_TO BE DONE_
Reproduce the listing below word for word, with no pictures.

_PROVIDED DATA_
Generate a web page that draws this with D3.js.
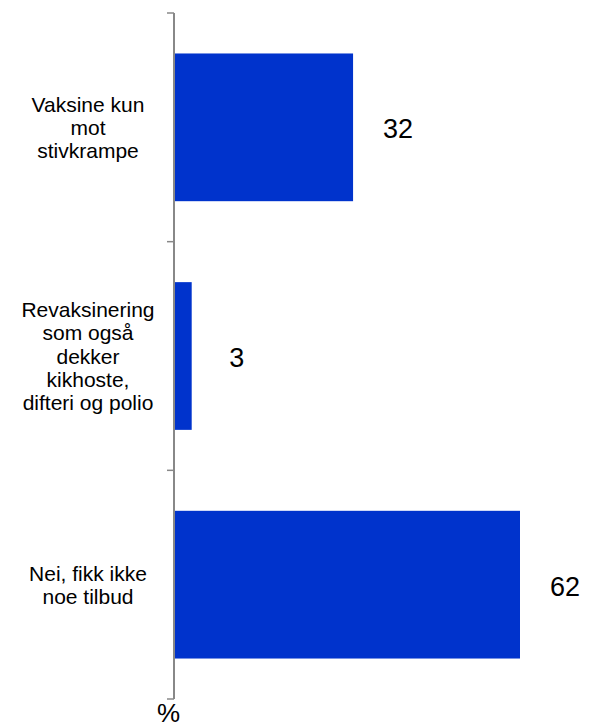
<!DOCTYPE html>
<html>
  <head>
    <meta charset="utf-8">
    <script src="https://d3js.org/d3.v7.min.js"></script>
    <style>
      body { margin: 0; background: #fff; }
      text { font-family: "Liberation Sans", Arial, sans-serif; fill: #000; }
    </style>
  </head>
  <body>
    <svg id="chart" width="589" height="728"></svg>
    <script>
      // Data
      var categories = [
        ["Vaksine kun", "mot", "stivkrampe"],
        ["Revaksinering", "som også", "dekker", "kikhoste,", "difteri og polio"],
        ["Nei, fikk ikke", "noe tilbud"]
      ];
      var values = [32, 3, 62];
      var unitLabel = "%";

      var svg = d3.select("#chart");

      // Scales
      var y = d3.scaleBand()
        .domain(d3.range(categories.length))
        .range([13, 699])
        .paddingInner(0.354)
        .paddingOuter(0.177);

      var x = d3.scaleLinear().domain([0, 62]).range([175, 520]);

      var step = y.step();
      var axisX = 174;

      // Bars
      svg.selectAll("rect.bar")
        .data(values)
        .enter()
        .append("rect")
        .attr("class", "bar")
        .attr("x", x(0))
        .attr("y", function (d, i) { return y(i); })
        .attr("width", function (d) { return x(d) - x(0); })
        .attr("height", y.bandwidth())
        .attr("fill", "#0033cc");

      // Axis line and ticks at band boundaries
      svg.append("line")
        .attr("x1", axisX).attr("x2", axisX)
        .attr("y1", 13).attr("y2", 699)
        .attr("stroke", "#888")
        .attr("stroke-width", 2);

      svg.selectAll("line.tick")
        .data(d3.range(categories.length + 1))
        .enter()
        .append("line")
        .attr("class", "tick")
        .attr("x1", 167).attr("x2", axisX)
        .attr("y1", function (i) { return 13 + i * step; })
        .attr("y2", function (i) { return 13 + i * step; })
        .attr("stroke", "#888")
        .attr("stroke-width", 1.5);

      // Category labels
      var lineH = 23.3;
      categories.forEach(function (lines, i) {
        var cy = y(i) + y.bandwidth() / 2;
        var t = svg.append("text")
          .attr("text-anchor", "middle")
          .attr("font-size", 21);
        lines.forEach(function (l, j) {
          t.append("tspan")
            .attr("x", 88)
            .attr("y", cy - (lines.length - 1) / 2 * lineH + j * lineH + 7.5)
            .text(l);
        });
      });

      // Value labels
      svg.selectAll("text.val")
        .data(values)
        .enter()
        .append("text")
        .attr("class", "val")
        .attr("text-anchor", "middle")
        .attr("font-size", 27)
        .attr("x", function (d) { return x(d) + 45; })
        .attr("y", function (d, i) { return y(i) + y.bandwidth() / 2 + 11; })
        .text(function (d) { return d; });

      // Unit label
      svg.append("text")
        .attr("text-anchor", "middle")
        .attr("font-size", 26)
        .attr("x", 168.5)
        .attr("y", 722)
        .text(unitLabel);
    </script>
  </body>
</html>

_ANSWER TO THIS EXERCISE_
Generate a web page that draws this with D3.js.
<!DOCTYPE html>
<html>
  <head>
    <meta charset="utf-8">
    <script src="https://d3js.org/d3.v7.min.js"></script>
    <style>
      body { margin: 0; background: #fff; }
      text { font-family: "Liberation Sans", Arial, sans-serif; fill: #000; }
    </style>
  </head>
  <body>
    <svg id="chart" width="589" height="728"></svg>
    <script>
      // Data
      var categories = [
        ["Vaksine kun", "mot", "stivkrampe"],
        ["Revaksinering", "som også", "dekker", "kikhoste,", "difteri og polio"],
        ["Nei, fikk ikke", "noe tilbud"]
      ];
      var values = [32, 3, 62];
      var unitLabel = "%";

      var svg = d3.select("#chart");

      // Scales
      var y = d3.scaleBand()
        .domain(d3.range(categories.length))
        .range([13, 699])
        .paddingInner(0.354)
        .paddingOuter(0.177);

      var x = d3.scaleLinear().domain([0, 62]).range([175, 520]);

      var step = y.step();
      var axisX = 174;

      // Bars
      svg.selectAll("rect.bar")
        .data(values)
        .enter()
        .append("rect")
        .attr("class", "bar")
        .attr("x", x(0))
        .attr("y", function (d, i) { return y(i); })
        .attr("width", function (d) { return x(d) - x(0); })
        .attr("height", y.bandwidth())
        .attr("fill", "#0033cc");

      // Axis line and ticks at band boundaries
      svg.append("line")
        .attr("x1", axisX).attr("x2", axisX)
        .attr("y1", 13).attr("y2", 699)
        .attr("stroke", "#888")
        .attr("stroke-width", 2);

      svg.selectAll("line.tick")
        .data(d3.range(categories.length + 1))
        .enter()
        .append("line")
        .attr("class", "tick")
        .attr("x1", 167).attr("x2", axisX)
        .attr("y1", function (i) { return 13 + i * step; })
        .attr("y2", function (i) { return 13 + i * step; })
        .attr("stroke", "#888")
        .attr("stroke-width", 1.5);

      // Category labels
      var lineH = 23.3;
      categories.forEach(function (lines, i) {
        var cy = y(i) + y.bandwidth() / 2;
        var t = svg.append("text")
          .attr("text-anchor", "middle")
          .attr("font-size", 21);
        lines.forEach(function (l, j) {
          t.append("tspan")
            .attr("x", 88)
            .attr("y", cy - (lines.length - 1) / 2 * lineH + j * lineH + 7.5)
            .text(l);
        });
      });

      // Value labels
      svg.selectAll("text.val")
        .data(values)
        .enter()
        .append("text")
        .attr("class", "val")
        .attr("text-anchor", "middle")
        .attr("font-size", 27)
        .attr("x", function (d) { return x(d) + 45; })
        .attr("y", function (d, i) { return y(i) + y.bandwidth() / 2 + 11; })
        .text(function (d) { return d; });

      // Unit label
      svg.append("text")
        .attr("text-anchor", "middle")
        .attr("font-size", 26)
        .attr("x", 168.5)
        .attr("y", 722)
        .text(unitLabel);
    </script>
  </body>
</html>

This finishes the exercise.